次に、前述した第6の実施形態に係る合成セグメントの第1変形例について説明する。図17は本変形例の合成セグメントを示す断面図であり、図1に示すA−A線による断面図に相当する。図17に示すように、本変形例の合成セグメント131においては、せん断補強筋22と橋渡し材15a,15bとをドリルねじ117で接続している以外は、前述した第6の実施形態に係る合成セグメントと同様である。本実施形態の合成セグメント131においては、せん断補強筋22と橋渡し材15a,15bとを溶接ではなく、ドリルネねじで接続しているため、鋼殻を変形させずに優れたせん断伝達効果が得られる。
次に、前述した第6の実施形態に係る合成セグメントの第2変形例について説明する。
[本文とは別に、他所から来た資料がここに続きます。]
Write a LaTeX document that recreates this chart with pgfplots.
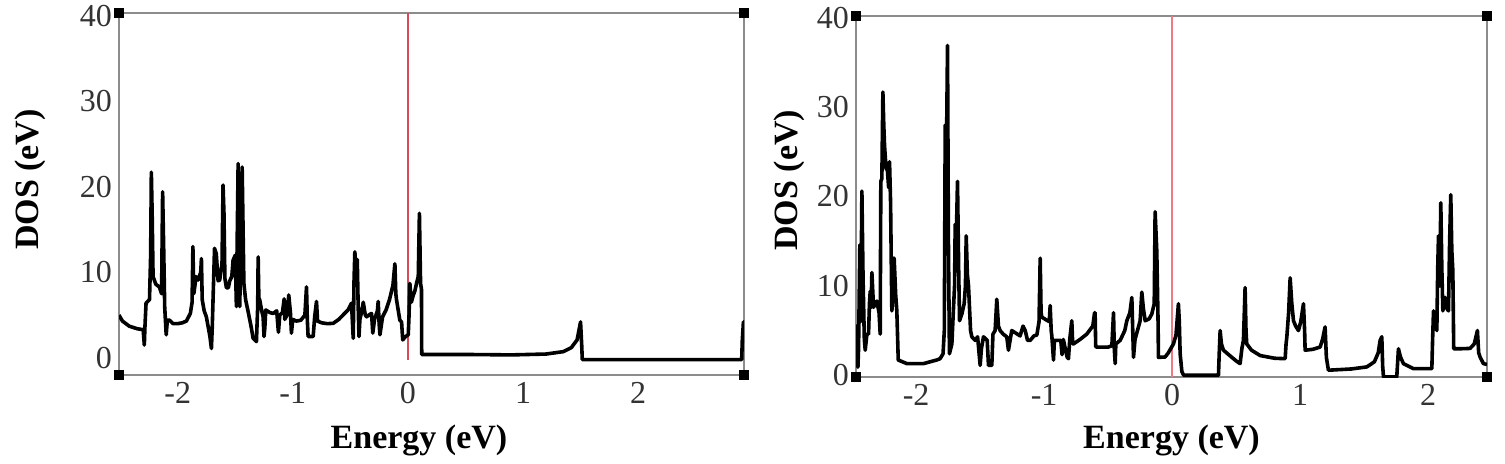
\documentclass[border=0pt]{standalone}
\usepackage{fontspec}
\setmainfont{Liberation Serif}
\usepackage{pgfplots}
\pgfplotsset{compat=1.18}

\definecolor{boxgray}{RGB}{140,140,140}
\definecolor{fermiL}{RGB}{215,75,90}
\definecolor{fermiR}{RGB}{240,120,135}

\pgfplotsset{
  dosax/.style={
    scale only axis,
    anchor=south west,
    axis line style={boxgray, line width=0.9pt},
    major tick length=0pt,
    xtick={-2,-1,0,1,2},
    ytick={0,10,20,30,40},
    /pgf/number format/assume math mode=true,
    tick label style={font=\fontsize{16}{18}\selectfont, text=black!80},
    label style={font=\fontsize{17}{20}\selectfont\bfseries},
    xlabel={Energy (eV)},
    ylabel={DOS (eV)},
  },
  dosline/.style={black, line width=1.8pt, line join=round, sharp plot},
}

\begin{document}
\begin{tikzpicture}
\useasboundingbox (0,0) rectangle (752.5pt,231.5pt);

% left panel
\begin{axis}[dosax, name=L,
  at={(59.5pt,44pt)}, width=312.5pt, height=181pt,
  xmin=-2.51, xmax=2.92, ymin=-2, ymax=40.3,
  xlabel style={at={(axis description cs:0.48,-0.18)}, anchor=center},
  ylabel style={at={(axis description cs:-0.142,0.54)}, anchor=center},
]
\addplot[fermiL, line width=0.9pt] coordinates {(0,-0.2) (0,40.3)};
\addplot[dosline] coordinates {
(-2.51,5.0) (-2.48,4.3) (-2.42,3.7) (-2.35,3.4) (-2.30,3.3) (-2.29,1.5) (-2.285,3.5)
(-2.275,6.4) (-2.245,6.8) (-2.235,12) (-2.229,21.7) (-2.222,16.9) (-2.214,9.5)
(-2.19,8.6) (-2.16,8.3) (-2.14,7.5) (-2.131,19.4) (-2.122,13) (-2.113,6) (-2.10,2.7)
(-2.09,4.4) (-2.07,4.4) (-2.04,4.0) (-2.0,4.0) (-1.96,4.1) (-1.925,4.3) (-1.89,5.2)
(-1.875,6.5) (-1.868,13) (-1.86,7.5) (-1.85,8.5) (-1.84,9.5) (-1.823,9.1) (-1.80,10)
(-1.794,11.6) (-1.787,6.8) (-1.77,5.5) (-1.751,4.8) (-1.72,2.5) (-1.707,1.1) (-1.70,3.5)
(-1.693,6.8) (-1.68,12.8) (-1.665,12.2) (-1.649,9.0) (-1.635,9.1) (-1.615,11)
(-1.606,20.2) (-1.598,16.9) (-1.59,9.3) (-1.577,8.2) (-1.56,8.2) (-1.548,9) (-1.53,9.5)
(-1.519,11.4) (-1.50,12) (-1.49,6.0) (-1.482,15) (-1.475,22.7) (-1.468,12) (-1.461,6.0)
(-1.45,14) (-1.44,22.3) (-1.432,15) (-1.425,8.7) (-1.41,6.8) (-1.388,5.4) (-1.36,3.5)
(-1.345,2.3) (-1.316,1.9) (-1.305,6) (-1.301,11.8) (-1.295,7.0) (-1.287,6.76)
(-1.27,5.5) (-1.258,4.8) (-1.25,2.5) (-1.243,3.5) (-1.235,5.6) (-1.20,5.3) (-1.17,5.2)
(-1.14,5.5) (-1.125,3.0) (-1.113,5.0) (-1.09,5.3) (-1.075,6.9) (-1.07,4.5) (-1.05,5.0)
(-1.035,7.35) (-1.02,5.2) (-1.012,2.9) (-1.0,4.5) (-0.97,4.3) (-0.93,4.4) (-0.895,5.0)
(-0.881,8.3) (-0.874,4.5) (-0.867,2.5) (-0.823,2.5) (-0.81,4.8) (-0.794,6.6)
(-0.785,4.3) (-0.75,4.1) (-0.70,4.0) (-0.649,4.04) (-0.60,4.5) (-0.55,5.2) (-0.52,5.6)
(-0.49,6.4) (-0.475,2.3) (-0.468,9) (-0.461,12.4) (-0.45,10) (-0.44,11.5) (-0.432,6)
(-0.425,2.5) (-0.417,4.5) (-0.40,5.5) (-0.388,6.5) (-0.37,5.0) (-0.359,4.8) (-0.34,5.0)
(-0.316,5.2) (-0.305,2.9) (-0.29,4.5) (-0.265,5.5) (-0.258,6.6) (-0.25,4) (-0.243,2.7)
(-0.22,4.8) (-0.19,5.6) (-0.16,6.8) (-0.13,8.5) (-0.113,11.0) (-0.105,7.5) (-0.099,6.8)
(-0.07,4.4) (-0.055,4.2) (-0.045,2.1) (-0.02,2.5) (0.003,2.7) (0.01,5) (0.017,8.7)
(0.03,6.5) (0.046,7.3) (0.06,7.8) (0.075,8.7) (0.09,9.5) (0.10,16.9) (0.11,8.7)
(0.118,8) (0.12,0.4) (0.5,0.4) (0.9,0.35) (1.2,0.45) (1.35,0.73) (1.42,1.2) (1.47,2.1)
(1.50,4.2) (1.51,1.5) (1.515,-0.2) (2.0,-0.2) (2.90,-0.2) (2.905,2) (2.915,4.2) (2.93,4.2)
};
\end{axis}
\foreach \c in {south west,south east,north west,north east}
  \fill[black] (L.\c) ++(-2.5pt,-2.5pt) rectangle ++(5pt,5pt);

% right panel
\begin{axis}[dosax, name=R,
  at={(428pt,43pt)}, width=315.5pt, height=180.5pt,
  xmin=-2.47, xmax=2.46, ymin=-0.2, ymax=40.2,
  xlabel style={at={(axis description cs:0.5,-0.175)}, anchor=center},
  ylabel style={at={(axis description cs:-0.105,0.545)}, anchor=center},
]
\addplot[fermiR, line width=0.9pt] coordinates {(0,-0.2) (0,40.2)};
\addplot[dosline] coordinates {
(-2.465,5.7) (-2.455,0.9) (-2.45,3) (-2.44,14.6) (-2.433,6) (-2.424,20.6) (-2.415,10.9)
(-2.405,4) (-2.398,2.8) (-2.385,4.6) (-2.372,4.6) (-2.365,8) (-2.359,9.4) (-2.352,7.6)
(-2.346,11.5) (-2.333,7.6) (-2.307,8.3) (-2.29,7) (-2.281,4.6) (-2.278,15) (-2.276,21.7)
(-2.268,22) (-2.26,31.7) (-2.253,28) (-2.247,25.7) (-2.235,23.1) (-2.225,23) (-2.215,21)
(-2.208,23.9) (-2.20,19.4) (-2.19,7.2) (-2.18,9) (-2.172,13.1) (-2.16,9) (-2.151,7.2)
(-2.14,1.7) (-2.073,1.3) (-1.943,1.3) (-1.84,1.7) (-1.813,1.85) (-1.79,2.4) (-1.78,5)
(-1.773,28) (-1.762,27) (-1.755,36.9) (-1.748,15) (-1.74,2.4) (-1.721,3.5) (-1.71,7)
(-1.70,10) (-1.695,16.9) (-1.687,15) (-1.677,21.7) (-1.668,12) (-1.661,6.1) (-1.643,6.85)
(-1.625,8) (-1.615,10) (-1.609,15.6) (-1.60,11.3) (-1.591,10) (-1.575,5) (-1.565,4.3)
(-1.539,3.9) (-1.52,4.3) (-1.50,1.1) (-1.49,3) (-1.474,4.3) (-1.445,3.9) (-1.435,1.1)
(-1.409,1.1) (-1.40,4.6) (-1.383,5) (-1.37,8.5) (-1.357,5.5) (-1.344,5) (-1.32,4.6)
(-1.292,4.3) (-1.279,2.8) (-1.265,4) (-1.253,5.0) (-1.22,4.7) (-1.188,4.4) (-1.165,5.5)
(-1.148,5.0) (-1.13,3.9) (-1.109,3.9) (-1.08,4.4) (-1.057,4.5) (-1.04,6.0) (-1.031,13.1)
(-1.024,7) (-1.018,6.5) (-0.985,6.2) (-0.96,6) (-0.953,7.8) (-0.945,5) (-0.94,4.4)
(-0.927,1.7) (-0.92,3.9) (-0.901,3.9) (-0.87,3.9) (-0.86,2.3) (-0.85,4) (-0.84,3.3)
(-0.82,2) (-0.81,1.85) (-0.80,4) (-0.784,6.1) (-0.777,3.5) (-0.771,3.5) (-0.72,4.0)
(-0.667,4.6) (-0.62,5.5) (-0.606,7.0) (-0.602,7.0) (-0.597,3.2) (-0.589,3.15)
(-0.50,3.15) (-0.471,3.3) (-0.458,7.0) (-0.452,3) (-0.445,1.3) (-0.44,3.5) (-0.406,3.9)
(-0.37,5) (-0.354,6.1) (-0.33,7) (-0.315,8.7) (-0.302,2.0) (-0.29,4) (-0.25,6.1)
(-0.237,9.3) (-0.225,7.5) (-0.211,6.1) (-0.18,6.3) (-0.159,6.85) (-0.14,8) (-0.133,18.3)
(-0.12,13.9) (-0.11,6) (-0.107,2.0) (-0.055,2.04) (-0.03,2.5) (0.01,3.5) (0.03,4.5)
(0.049,8.0) (0.056,6) (0.0625,2.4) (0.076,0.4) (0.09,0.0) (0.362,0.0) (0.368,2.5)
(0.375,5.0) (0.385,3.5) (0.401,2.8) (0.45,2.2) (0.50,1.6) (0.531,1.3) (0.545,3)
(0.557,3.9) (0.570,9.8) (0.577,5) (0.583,3.5) (0.62,2.8) (0.688,2.2) (0.80,1.9)
(0.883,1.85) (0.89,3.5) (0.896,4.26) (0.91,7) (0.922,10.9) (0.935,8) (0.948,6.1)
(0.965,5.5) (0.987,5.0) (1.005,6) (1.026,8.0) (1.035,5) (1.039,2.8) (1.10,2.9)
(1.156,3.15) (1.175,4) (1.195,5.4) (1.205,2) (1.221,0.56) (1.40,0.7) (1.521,0.93)
(1.58,1.5) (1.61,2.5) (1.625,3.9) (1.638,4.3) (1.645,1) (1.651,-0.19) (1.755,-0.19)
(1.762,1.5) (1.768,2.96) (1.785,2) (1.807,1.3) (1.885,0.74) (2.0,0.74) (2.029,0.74)
(2.035,4) (2.042,7.2) (2.055,6) (2.068,5.0) (2.075,12) (2.081,15.6) (2.09,10)
(2.099,19.3) (2.107,12) (2.115,7.2) (2.125,8) (2.133,8.7) (2.145,7.5) (2.159,7.2)
(2.168,15) (2.177,20.2) (2.185,14) (2.193,11.7) (2.20,2.96) (2.25,2.96) (2.328,3.0)
(2.36,3.5) (2.367,3.9) (2.385,5.0) (2.395,2.5) (2.406,2.04) (2.432,1.3) (2.46,1.2)
};
\end{axis}
\foreach \c in {south west,south east,north west,north east}
  \fill[black] (R.\c) ++(-2.5pt,-2.5pt) rectangle ++(5pt,5pt);
\end{tikzpicture}
\end{document}
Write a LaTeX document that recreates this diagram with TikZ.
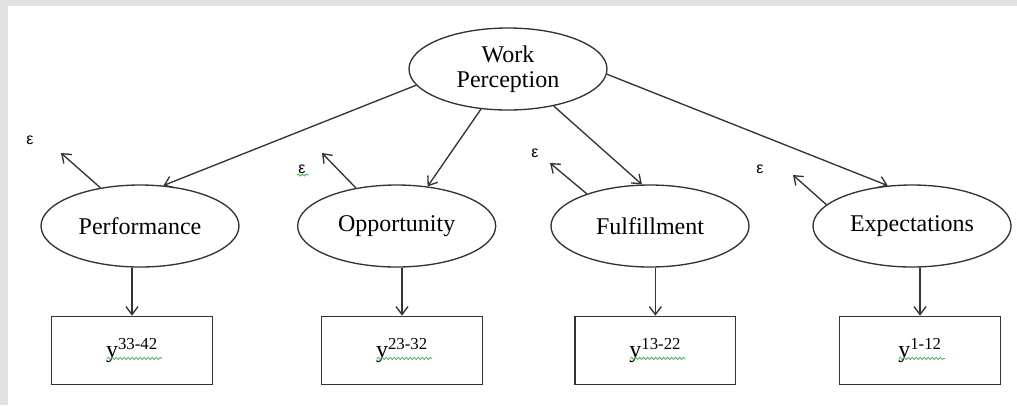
\documentclass[tikz,border=0pt]{standalone}
\usepackage{fontspec}
\setmainfont{Liberation Serif}
\newfontfamily\epsfont{Liberation Sans}
\usetikzlibrary{positioning,arrows.meta,calc,shapes.geometric,decorations.pathmorphing}
\definecolor{frame}{HTML}{E2E2E2}
\definecolor{ink}{HTML}{333333}
\definecolor{spell}{HTML}{4CAF50}
\tikzset{
  latent/.style={
    ellipse, draw=ink, line width=1pt, minimum width=148.5pt,
    minimum height=61.5pt, inner sep=2pt, align=center,
    font=\fontsize{18}{19}\selectfont},
  indic/.style={
    rectangle, draw=ink, line width=1.1pt, minimum width=120.5pt,
    minimum height=51pt, inner sep=2pt, font=\fontsize{18}{20}\selectfont},
  errlab/.style={font=\epsfont\fontsize{12}{12}\selectfont, inner sep=0pt},
  load/.style={draw=ink, line width=1pt, -{Straight Barb[length=6pt,width=9pt]}},
  squiggle/.style={
    draw=spell, line width=0.6pt, decorate,
    decoration={snake, amplitude=0.8pt, segment length=3pt}},
}

\begin{document}
\begin{tikzpicture}[x=0.75pt,y=-0.75pt]

  % page with grey frame on top and left
  \fill[frame] (0,0) rectangle (1017,405);
  \fill[white] (8,6) rectangle (1017,405);

  \node[latent] (work) at (508,69) {Work\\Perception};
  \node[latent] (perf) at (140,226) {Performance};
  \node[latent, right=43pt of perf] (opp) {Opportunity};
  \node[latent, right=40.5pt of opp] (fulf) {Fulfillment};
  \node[latent, right=47pt of fulf] (expc) {Expectations};

  \node[indic, below=36pt of perf, xshift=-6pt] (y1) {y\textsuperscript{33-42}};
  \node[indic, below=36pt of opp, xshift=4pt] (y2) {y\textsuperscript{23-32}};
  \node[indic, below=36pt of fulf, xshift=4pt] (y3) {y\textsuperscript{13-22}};
  \node[indic, below=36pt of expc, xshift=6pt] (y4) {y\textsuperscript{1-12}};

  \draw[load] (work.190) -- (perf.60);
  \draw[load] (work.236) -- (opp.52);
  \draw[load] (work.321) -- (fulf.101);
  \draw[load] (work.357) -- (expc.121);

  \draw[load] (perf.south -| y1.north) -- (y1.north);
  \draw[load] (opp.south -| y2.north) -- (y2.north);
  \draw[load] (fulf.south -| y3.north) -- (y3.north);
  \draw[load] (expc.south -| y4.north) -- (y4.north);

  % error terms
  \coordinate (e1) at (61,153);
  \coordinate (e2) at (322,153);
  \coordinate (e3) at (550,163);
  \coordinate (e4) at (793,175);
  \node[errlab] (eps1) at (30,140) {ε};
  \node[errlab] (eps2) at (302,169) {ε};
  \node[errlab] (eps3) at (535,153) {ε};
  \node[errlab] (eps4) at (760,169) {ε};
  \draw[load] (perf.136) -- (e1);
  \draw[load] (opp.137) -- (e2);
  \draw[load] (fulf.153) -- (e3);
  \draw[load] (expc.166) -- (e4);

  % spell-check marks
  \draw[squiggle] ($(eps2.center)+(-5,6)$) -- ++(12,0);
  \draw[squiggle] ($(y1.center)+(-25,8)$) -- ++(55,0);
  \draw[squiggle] ($(y2.center)+(-25,8)$) -- ++(55,0);
  \draw[squiggle] ($(y3.center)+(-25,8)$) -- ++(55,0);
  \draw[squiggle] ($(y4.center)+(-21,8)$) -- ++(46,0);

\end{tikzpicture}
\end{document}
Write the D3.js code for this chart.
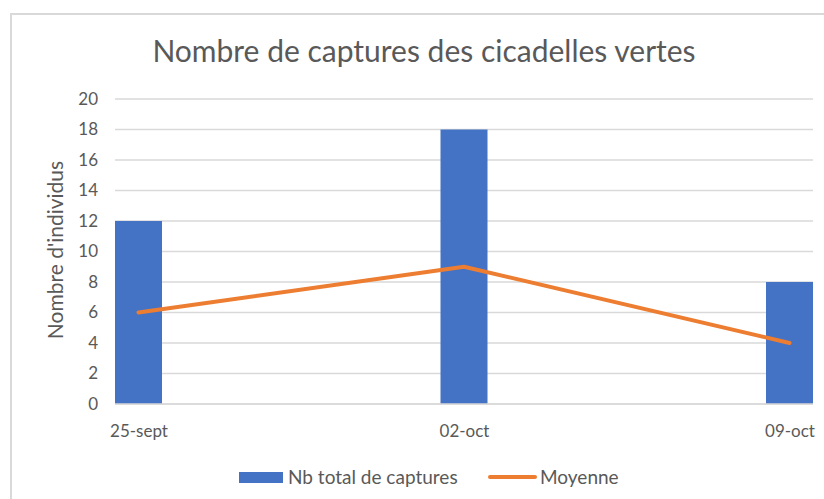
<!DOCTYPE html>
<html>
<head>
<meta charset="utf-8">
<script src="https://cdn.jsdelivr.net/npm/d3@7"></script>
<style>
  html, body { margin: 0; padding: 0; background: #fff; }
  svg { display: block; font-family: Lato, "Open Sans", sans-serif; }
</style>
</head>
<body>
<svg id="chart" width="824" height="499"></svg>
<script>
const categories = ["25-sept", "02-oct", "09-oct"];
const totalCaptures = [12, 18, 8];
const moyenne = [6, 9, 4];
const yTicks = [0, 2, 4, 6, 8, 10, 12, 14, 16, 18, 20];
const title = "Nombre de captures des cicadelles vertes";
const yTitle = "Nombre d'individus";
const seriesNames = ["Nb total de captures", "Moyenne"];

const svg = d3.select("#chart");
const textColor = "#595959";
const gridColor = "#D9D9D9";
const blue = "#4472C4";
const orange = "#ED7D31";

// frame
svg.append("rect").attr("x", 11).attr("y", 14).attr("width", 830).attr("height", 520)
  .attr("fill", "none").attr("stroke", gridColor).attr("stroke-width", 2);

const plotLeft = 115, plotRight = 813, plotTop = 99, plotBottom = 404;
const x = d3.scalePoint().domain(categories).range([plotLeft, plotRight]).padding(23.5 / 325.5);
const barWidth = 47;
const y = d3.scaleLinear().domain([0, 20]).range([plotBottom, plotTop]);

// gridlines
svg.append("g").selectAll("line").data(yTicks).join("line")
  .attr("x1", plotLeft).attr("x2", plotRight)
  .attr("y1", d => y(d)).attr("y2", d => y(d))
  .attr("stroke", gridColor).attr("stroke-width", 1.5);

// y axis labels
const yAxis = d3.axisLeft(y).tickValues(yTicks).tickSize(0).tickPadding(0);
const yg = svg.append("g").attr("transform", `translate(${plotLeft - 17},0)`).call(yAxis);
yg.select(".domain").remove();
yg.selectAll("text").attr("fill", textColor).style("font-size", "17px").style("font-family", "Lato, sans-serif");

// bars
svg.append("g").selectAll("rect").data(categories).join("rect")
  .attr("x", d => x(d) - barWidth / 2)
  .attr("y", (d, i) => y(totalCaptures[i]))
  .attr("width", barWidth)
  .attr("height", (d, i) => y(0) - y(totalCaptures[i]))
  .attr("fill", blue);

// x axis
const xAxis = d3.axisBottom(x).tickSize(0).tickPadding(0);
const xg = svg.append("g").attr("transform", `translate(0,${plotBottom + 21})`).call(xAxis);
xg.select(".domain").remove();
xg.selectAll("text").attr("fill", textColor).style("font-size", "17px").style("font-family", "Lato, sans-serif");

// bottom axis line
svg.append("line").attr("x1", plotLeft).attr("x2", plotRight)
  .attr("y1", y(0)).attr("y2", y(0)).attr("stroke", gridColor).attr("stroke-width", 1.5);

// line
const line = d3.line().x((d, i) => x(categories[i])).y(d => y(d));
svg.append("path").datum(moyenne).attr("d", line)
  .attr("fill", "none").attr("stroke", orange).attr("stroke-width", 4)
  .attr("stroke-linecap", "round").attr("stroke-linejoin", "round");

// title
svg.append("text").attr("x", 424).attr("y", 62).attr("text-anchor", "middle")
  .attr("fill", textColor).style("font-size", "30px").text(title);

// y title
svg.append("text").attr("transform", "translate(63,250) rotate(-90)")
  .attr("text-anchor", "middle").attr("fill", textColor).style("font-size", "21px").text(yTitle);

// legend
const lg = svg.append("g");
lg.append("rect").attr("x", 239).attr("y", 472).attr("width", 44).attr("height", 11).attr("fill", blue);
lg.append("text").attr("x", 288).attr("y", 484).attr("fill", textColor).style("font-size", "19px").text(seriesNames[0]);
lg.append("line").attr("x1", 490).attr("x2", 535).attr("y1", 477).attr("y2", 477)
  .attr("stroke", orange).attr("stroke-width", 4).attr("stroke-linecap", "round");
lg.append("text").attr("x", 540).attr("y", 484).attr("fill", textColor).style("font-size", "19px").text(seriesNames[1]);
</script>
</body>
</html>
図18は本変形例の合成セグメントを示す断面図であり、図1に示すA−A線による断面図に相当する。図18に示すように、本変形例の合成セグメント141は、セグメント桁高さ方向に対向配置された橋渡し材15a,15b間に充填されたコンクリート8中に、トンネル周方向と略平行に複数の鉄筋21が配置されている以外は、前述した第6の実施形態の合成セグメント121と同様である。このように、橋渡し材15a,15b同士を、せん断補強筋22によってセグメント桁高さ方向に連結すると共に、コンクリート8中にトンネル周方向と略平行に複数の鉄筋21を配置することにより、コンクリート8を3次元的に補強することができる。
なお、前述した第1〜6の実施形態及びその変形例では、合成セグメントの形状が平版状である場合を例に説明しているが、本発明はこれに限定されるものではなく、コンクリートと鋼材とで構成され、トンネル周方向および軸方向に複数連結されることで地中に壁状構造の閉空間を形成し、外周面、内周面、2つの軸方向端面、及び2つの周方向端面の6面を有する円弧版状の合成セグメントであっても、同様の構成とすることにより、上述した効果が得られる。